Wiggins, dans la roue de Froome. |
Certains jours, les Pyrénées donnent à voir la nécessité de la contemplation. Contrairement à la rumeur publique qui laisserait croire que cette valeur serait devenue surannée pendant le rendez de Juillet, le chronicoeur ne laisse jamais passer son tour pour s’offrir, dans ces espaces de beauté, une place élégiaque qu’aucune manière funeste ne parvient à anéantir. Hier matin, avec un crachin pas malin et des voiles de bruines façon purée de pois, le climat se prêtait à l’ultime chance. Ambiance particulière pour cette dernière étape de montagne, entre Bagnères-de-Luchon et Peyragudes (143,5 km), slalomant entre les Hautes (Garonne et Pyrénées), à travers un théâtre sauvage sublime destiné aux audacieux du genre.
Dès le célèbre col de Menté (1re cat.), nous sentions que chaque virage se prêtait à l’inattendu. Une curieuse alchimie conditionnée par le froid et la pluie, dans les traces-sans-traces des coursiers qui se rapprochaient de l’endroit où Luis Ocana, en 1971, se fracassa sous un déluge de flotte et de boue, maculant pour jamais son beau maillot jaune (1). Ici, les couleurs prennent souvent des atours de tragédie. Et lorsque Vicenzo Nibali (Liquigas), qui grimpe aussi bien qu’il dévale, profita de cette descente détrempée pour prendre une vingtaine de secondes d’avance sur le groupe maillot jaune, un instant, nous crûmes que l’Italien pourrait renverser la journée et l’histoire avec.
Mais ce ne fut que pétard mouillé. Pourtant le natif de Messine, que l’on devinait affûté sous le cuir ces derniers jours, paraissait piqué au vif de ne pas réussir à régenter la course, alors que, cette année, il a sacrifié «son» Giro en misant tout sur la Grande Boucle. «C’est toujours un choix difficile à assumer pour un Italien, expliquait-il, mardi, lors de la journée de repos. Mais pour prétendre à une belle place sur le Tour, il n’y avait pas d’autre solution que de renoncer au Giro, je ne regrette rien…» Hier matin, Nibali ne semblait pas avoir renoncé à marquer l’épreuve de son empreinte et évoquait le scénario préétabli. «L’étape du jour est plus courte qu’hier mais bien plus piégeuse. Nous l'avons bien étudiée. L'arrivée me convient bien. Peut-être moins à Bradley Wiggins...»

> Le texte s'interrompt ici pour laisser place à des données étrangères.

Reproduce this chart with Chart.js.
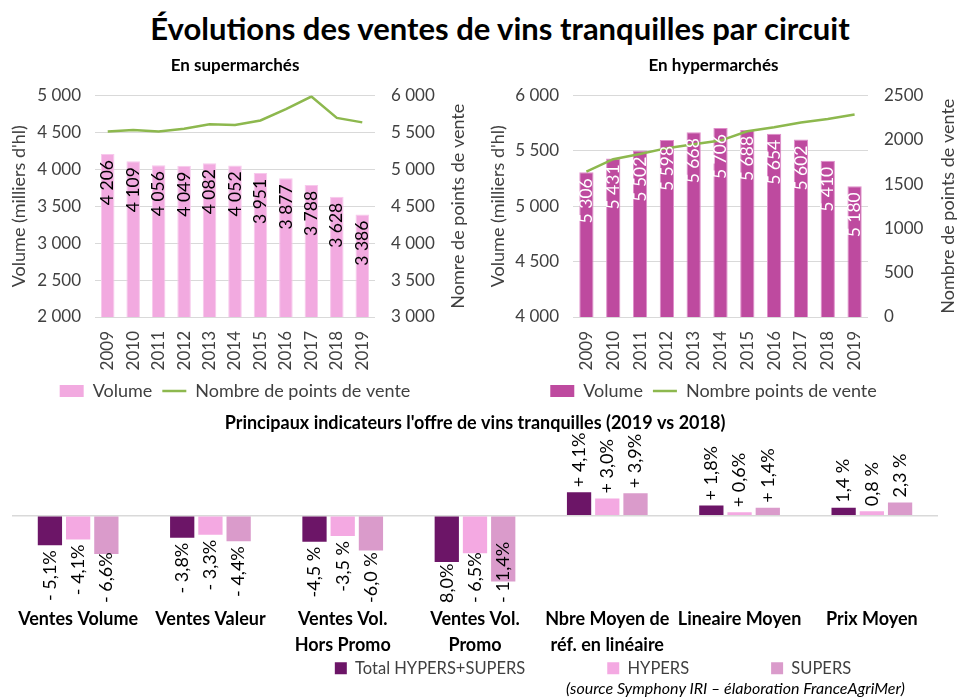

Il fallut donc attendre un peu, mais, comme convenu, lorsque le profil de l’étape vira à l’élévation, l’équipe Liguigas prit résolument les commandes des opérations pour escalader les trois difficultés terminales, le port de Balès (HC, 1755 m), le col de Peyresourde et la montée vers Peyragudes (1re cat., 1605 m). Par un temps heureusement plus clément, il n’y eut plus un seul mètre de plat dans les cinquante derniers kilomètres, jusqu’à souffler la flamme rouge. Une topographie idéale pour Thomas Voeckler (Europcar), parti dans sa chevauchée de sauvegarde de son maillot à pois, sa nouvelle obsession. Qui l’eut cru ? Avant de s’éteindre en fin d’étape, le Français aura franchi, en deux jours, sept fois en tête les cols pyrénéens – soumis à sa volonté. Et que dire alors de l’Espagnol Alejandro Valverde (Movistar), de retour après une suspension de deux ans pour son implication dans «l’affaire» Puerto. Rescapé des échappés, il se contenta en solitaire d’une victoire de prestige, ne pouvant réclamer mieux, désormais, à son corps…
Vicenzo Nibali. |
Alors? Constatant la linéarité du roman quotidien qui lui est proposé, loin de toute dramaturgie, le chronicoeur continue de regarder, un rien médusé, ces deux Britanniques en Sky. Christopher Froome, Kényan blanc, enfant du colonialisme, bridé par le prince consort. Et Bradley Wiggins, incarnation du chic londonien, que les dieux du cyclisme semblent aimanter dans son élévation, malgré sa blancheur de traditionnaliste. Cette cohabitation décrit toute la grandeur désuète de la vieille Angleterre étendant brusquement son empire sur une République, celle du Tour, qui ne parvient plus à changer de régime. Les rouflaquettes de style et le flegme de l’amiral Nelson ont pris le pouvoir. Le chronicoeur a définitivement lâché la pression et rangé son tire-bouchon. Dans les effluves earl grey et ceylan, il s’est mis au mug à thé.
(1) L’Espagnol dût abandonner alors qu’il possédait une avance importante au classement général.